REQUIREMENT
Make an exact copy, from the records below, of the lines from the line containing "Clone this chart in matplotlib." to the line containing "from matplotlib.patches import Rectangle", both lines included, excluding pictures.

THE RECORDS
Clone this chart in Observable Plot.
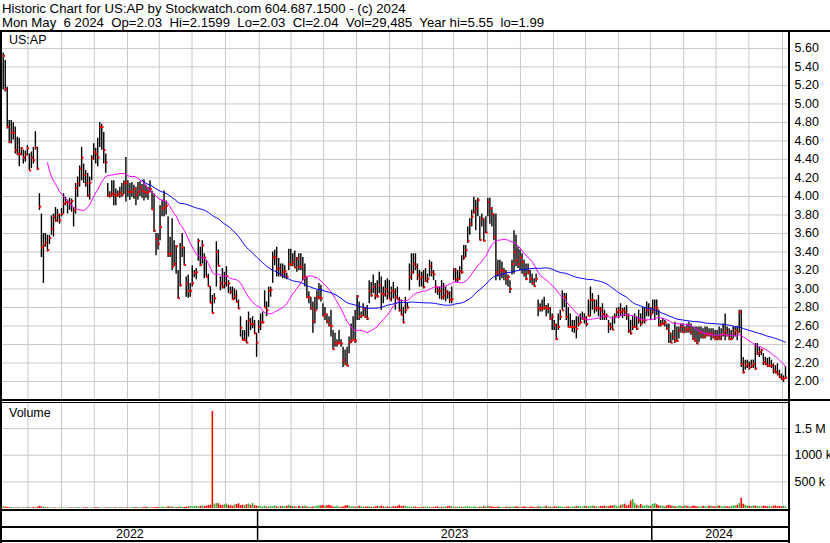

* * *

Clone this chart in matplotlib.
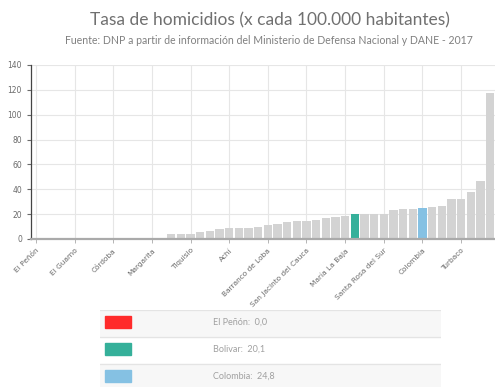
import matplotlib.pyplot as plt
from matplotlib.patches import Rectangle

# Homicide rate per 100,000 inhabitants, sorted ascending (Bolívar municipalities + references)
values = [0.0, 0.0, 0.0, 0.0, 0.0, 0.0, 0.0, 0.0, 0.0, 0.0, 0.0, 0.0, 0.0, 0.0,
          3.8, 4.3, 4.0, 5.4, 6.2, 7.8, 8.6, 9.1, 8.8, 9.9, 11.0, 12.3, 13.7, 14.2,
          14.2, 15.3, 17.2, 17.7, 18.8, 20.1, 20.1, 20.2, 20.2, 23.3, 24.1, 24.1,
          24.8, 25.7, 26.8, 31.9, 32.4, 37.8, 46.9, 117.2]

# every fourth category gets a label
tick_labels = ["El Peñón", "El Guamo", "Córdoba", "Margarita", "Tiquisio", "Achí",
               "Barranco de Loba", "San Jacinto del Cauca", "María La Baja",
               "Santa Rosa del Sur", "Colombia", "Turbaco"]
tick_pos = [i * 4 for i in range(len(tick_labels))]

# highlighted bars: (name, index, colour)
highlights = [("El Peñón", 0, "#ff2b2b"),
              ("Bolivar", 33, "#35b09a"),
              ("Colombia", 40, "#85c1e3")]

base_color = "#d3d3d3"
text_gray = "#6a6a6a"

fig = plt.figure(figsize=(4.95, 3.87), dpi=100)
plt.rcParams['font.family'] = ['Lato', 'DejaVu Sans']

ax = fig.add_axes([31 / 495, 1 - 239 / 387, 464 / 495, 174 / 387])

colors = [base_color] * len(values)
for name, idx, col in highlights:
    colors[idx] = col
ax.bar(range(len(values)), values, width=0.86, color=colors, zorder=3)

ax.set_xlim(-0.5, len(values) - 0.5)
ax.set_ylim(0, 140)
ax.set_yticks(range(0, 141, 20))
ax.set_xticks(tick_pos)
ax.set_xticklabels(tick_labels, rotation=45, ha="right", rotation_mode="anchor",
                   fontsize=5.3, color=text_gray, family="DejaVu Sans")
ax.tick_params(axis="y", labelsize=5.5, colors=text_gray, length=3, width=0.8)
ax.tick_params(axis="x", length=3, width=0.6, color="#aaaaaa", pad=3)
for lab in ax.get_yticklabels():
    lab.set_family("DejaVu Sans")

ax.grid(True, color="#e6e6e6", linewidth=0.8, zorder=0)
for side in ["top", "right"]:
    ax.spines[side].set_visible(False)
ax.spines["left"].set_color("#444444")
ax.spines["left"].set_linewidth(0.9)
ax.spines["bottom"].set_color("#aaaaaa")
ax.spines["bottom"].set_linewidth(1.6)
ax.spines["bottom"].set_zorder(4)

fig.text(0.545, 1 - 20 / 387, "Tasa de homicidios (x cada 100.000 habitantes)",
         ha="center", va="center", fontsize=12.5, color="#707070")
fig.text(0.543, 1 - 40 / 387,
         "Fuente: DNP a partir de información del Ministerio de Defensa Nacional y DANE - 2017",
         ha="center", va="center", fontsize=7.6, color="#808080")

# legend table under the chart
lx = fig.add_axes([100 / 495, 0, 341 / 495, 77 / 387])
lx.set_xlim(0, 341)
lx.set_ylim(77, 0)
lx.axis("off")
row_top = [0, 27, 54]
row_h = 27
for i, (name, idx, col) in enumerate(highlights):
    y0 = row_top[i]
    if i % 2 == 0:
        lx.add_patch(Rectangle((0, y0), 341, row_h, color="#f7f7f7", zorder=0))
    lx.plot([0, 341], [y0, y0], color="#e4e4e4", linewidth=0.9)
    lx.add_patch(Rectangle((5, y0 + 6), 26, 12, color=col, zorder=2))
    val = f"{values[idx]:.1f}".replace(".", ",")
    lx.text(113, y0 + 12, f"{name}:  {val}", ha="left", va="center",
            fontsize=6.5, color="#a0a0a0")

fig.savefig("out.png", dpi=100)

EXERCISE OUTPUT
Clone this chart in matplotlib.
import matplotlib.pyplot as plt
from matplotlib.patches import Rectangle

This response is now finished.